» What to work on: Repeat, exactly and only, the lines from the beginning of the data through the line with "import matplotlib.pyplot as plt". Pictures are left out.
..........
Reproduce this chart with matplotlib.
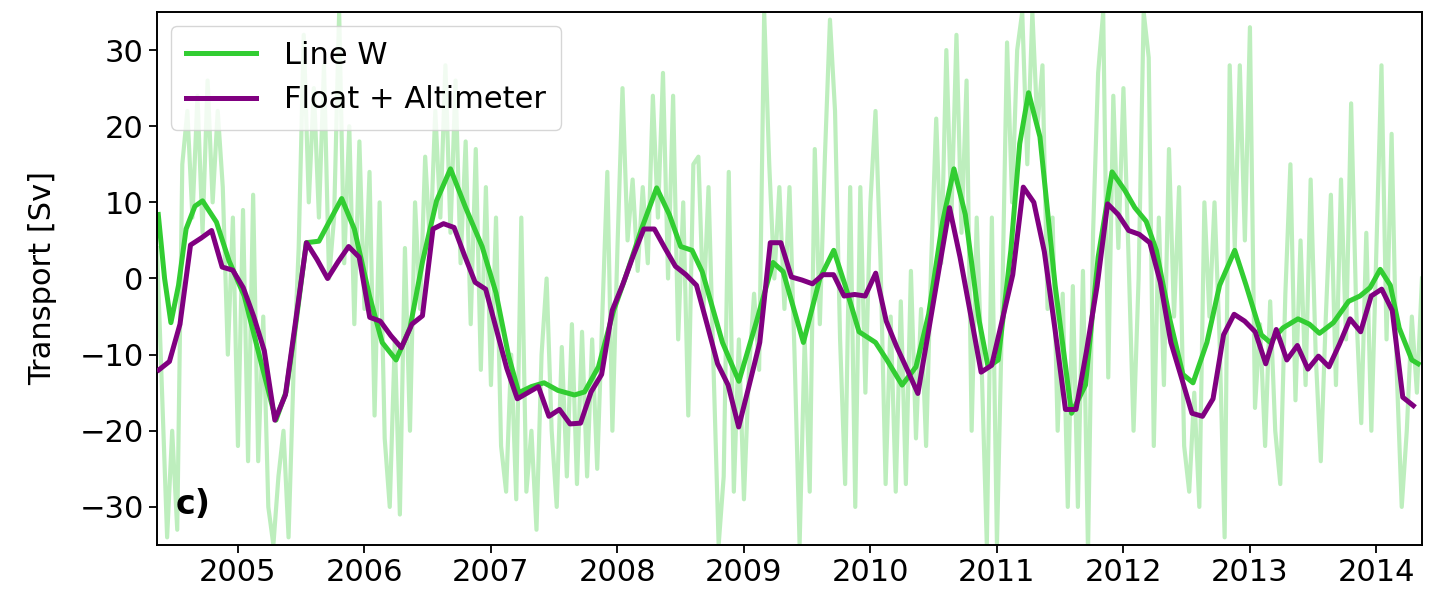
"""
Transporte en Line W: serie diaria, serie filtrada y estimación flotador + altímetro.
"""
import numpy as np
import matplotlib.pyplot as plt

# Serie cruda de Line W (paso ~0.04 años desde 2004.36)
raw_start = 2004.36
raw_step = 0.04
raw_vals = [
    4, -15, -34, -20, -33, 15, 22, 8, 24, 6, 26, 10, 22, 12, -10, 8, -22, 9, -24, 11,
    -24, -5, -30, -35, -26, -20, -34, -12, 4, 32, 10, 25, 8, 28, 0,
    8, 35, 2, 20, -6, 18, -4, 14, -18, 10, -21, -30, -8, -31, 4, -20, 10, -4, 16, 4,
    22, 8, 28, 6, 26, 2, 18, -6, 17, -12, 12, -14, 8, -22, -28, -10, -29,
    8, -28, -20, -33, -10, 0, -20, -30, -9, -26, -6, -27, -7, -26, -8, -25, -5, 14,
    -20, 4, 25, 5, 13, 1, 12, 2, 24, 8, 27, 0, 24, -8, 10, -18, 15,
    16, -4, 12, -12, -35, -26, 14, -28, -8, -29, -12, -2, -12, 35, 15, 0, 12, -4, 12,
    -10, -35, -8, -28, 17, -6, 16, 34, 22, -8, -27, 12, -30, 12, -15, 10, 22,
    2, -27, -5, -28, -3, -27, 1, -21, -4, -22, 2, 21, 2, 30, 8, 32, 6, 26, -20, 8,
    -12, -35, 8, -35, -5, 31, 10, 30, 35, 15, 35, 20, 28, -4, 8,
    -20, -2, -30, -1, -30, 1, -36, 6, 27, 35, -13, 24, 4, 25, 3, -20, 0, 35, 29, -22,
    8, -14, 17, -5, 12, -22, -28, -15, -30, 10, -5, 10, -8, -34, 28, 4,
    28, 5, 33, -17, -6, -22, -3, -20, -27, -2, 15, -16, 5, -14, 13, -10, -24, -5, 11,
    -14, 13, -8, 23, -4, -19, 6, -20, 4, 28, -8, 19, -12, -30, -20, -5, -15, 0,
]

# Serie filtrada de Line W (tiempo en años, transporte en Sv)
lw_t = [
    2004.37, 2004.42, 2004.47, 2004.53, 2004.59, 2004.66, 2004.72, 2004.83, 2004.93, 2005.05,
    2005.17, 2005.30, 2005.38, 2005.46, 2005.54, 2005.64, 2005.72, 2005.82, 2005.92, 2006.04,
    2006.14, 2006.25, 2006.36, 2006.46, 2006.57, 2006.68, 2006.80, 2006.93, 2007.04, 2007.14,
    2007.22, 2007.32, 2007.42, 2007.53, 2007.66, 2007.74, 2007.85, 2007.97, 2008.06, 2008.19,
    2008.31, 2008.41, 2008.50, 2008.59, 2008.67, 2008.83, 2008.96, 2009.10, 2009.23, 2009.31,
    2009.47, 2009.60, 2009.71, 2009.80, 2009.91, 2010.04, 2010.13, 2010.25, 2010.36, 2010.46,
    2010.57, 2010.66, 2010.75, 2010.86, 2010.93, 2011.01, 2011.11, 2011.18, 2011.25, 2011.34,
    2011.46, 2011.59, 2011.70, 2011.80, 2011.91, 2012.01, 2012.09, 2012.18, 2012.26, 2012.37,
    2012.47, 2012.55, 2012.66, 2012.76, 2012.88, 2012.97, 2013.09, 2013.16, 2013.26, 2013.38,
    2013.47, 2013.55, 2013.66, 2013.78, 2013.87, 2013.95, 2014.03, 2014.11, 2014.18, 2014.28,
    2014.33,
]
lw_vals = [
    8.4, 0.0, -5.8, -0.9, 6.5, 9.5, 10.2, 7.4, 2.3, -2.3,
    -10.2, -18.6, -14.9, -5.6, 4.7, 4.9, 7.4, 10.5, 6.5, -2.3,
    -8.4, -10.7, -6.5, 2.3, 10.2, 14.4, 9.3, 4.2, -1.9, -10.2,
    -15.0, -14.2, -13.7, -14.7, -15.3, -14.9, -11.6, -4.2, 0.0, 6.5,
    11.9, 8.4, 4.2, 3.7, 0.9, -8.4, -13.5, -5.6, 2.1, 0.9,
    -8.4, 0.0, 3.7, -0.9, -7.0, -8.4, -10.7, -14.0, -11.6, -4.7,
    7.4, 14.4, 8.4, -5.6, -11.6, -10.7, 3.7, 17.7, 24.4, 18.6,
    -0.9, -17.7, -14.0, 2.8, 14.0, 11.6, 9.3, 7.5, 3.7, -5.6,
    -12.6, -13.7, -8.4, -0.9, 3.7, -0.9, -7.4, -8.4, -6.5, -5.3,
    -6.0, -7.2, -5.8, -3.0, -2.3, -1.2, 1.2, -0.9, -6.5, -10.7,
    -11.2,
]

# Flotador + altímetro, valores mensuales desde mayo de 2004
fa_start = 2004 + 4.5 / 12
fa_vals = [
    -12.0, -10.9, -6.0, 4.4, 5.3, 6.3, 1.5, 1.1,
    -1.2, -5.0, -9.5, -18.6, -15.3, -5.3, 4.7, 2.5, 0.0, 2.2, 4.2, 2.8,
    -5.1, -5.6, -7.5, -9.1, -6.0, -4.9, 6.5, 7.2, 6.7, 3.0, -0.5, -1.4,
    -6.6, -11.8, -15.8, -15.0, -14.2, -18.1, -17.2, -19.1, -19.0, -14.9, -12.6, -4.2,
    -0.8, 3.0, 6.5, 6.5, 4.0, 1.6, 0.5, -0.9, -6.0, -11.2, -14.0, -19.5,
    -14.0, -8.4, 4.7, 4.7, 0.2, -0.2, -0.7, 0.5, 0.5, -2.3, -2.1, -2.3,
    0.7, -5.6, -9.0, -12.0, -15.1, -7.0, 1.2, 9.3, 2.8, -4.7, -12.3, -11.4,
    -5.5, 0.5, 12.0, 10.0, 3.5, -6.6, -17.2, -17.2, -9.5, -1.0, 9.8, 8.4,
    6.3, 5.8, 4.7, -0.5, -8.4, -13.0, -17.7, -18.1, -15.8, -7.4, -4.7, -5.6,
    -7.0, -11.2, -6.7, -10.7, -8.8, -11.9, -10.2, -11.6, -8.6, -5.3, -7.0, -2.3,
    -1.4, -4.2, -15.6, -16.7,
]

year_ticks = list(range(2005, 2015))

raw_t = raw_start + raw_step * np.arange(len(raw_vals))
fa_t = fa_start + np.arange(len(fa_vals)) / 12

fig = plt.figure(figsize=(14.47, 6), dpi=100)
ax = fig.add_axes([0.1085, 0.0917, 0.8742, 0.8883])

ax.plot(raw_t, raw_vals, color='limegreen', alpha=0.32, linewidth=3.0, zorder=1)
ax.plot(lw_t, lw_vals, color='limegreen', linewidth=3.6, label='Line W', zorder=2)
ax.plot(fa_t, fa_vals, color='purple', linewidth=3.6, label='Float + Altimeter', zorder=3)

ax.set_xlim(2004.36, 2014.36)
ax.set_ylim(-35, 35)
ax.set_xticks(year_ticks)
ax.set_xticklabels([str(y) for y in year_ticks])
ax.set_yticks([-30, -20, -10, 0, 10, 20, 30])
ax.tick_params(labelsize=22, length=6, width=1.3)
for sp in ax.spines.values():
    sp.set_linewidth(1.4)

ax.set_ylabel('Transport [Sv]', fontsize=22, labelpad=16)
ax.legend(loc='upper left', fontsize=22, handlelength=2.3, borderaxespad=0.45,
          handletextpad=0.9, labelspacing=0.5, borderpad=0.5)
ax.text(0.015, 0.045, 'c)', transform=ax.transAxes, fontsize=24,
        fontweight='bold', va='bottom', ha='left')

fig.savefig('out.png', dpi=100)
..........
» Solution:
Reproduce this chart with matplotlib.
"""
Transporte en Line W: serie diaria, serie filtrada y estimación flotador + altímetro.
"""
import numpy as np
import matplotlib.pyplot as plt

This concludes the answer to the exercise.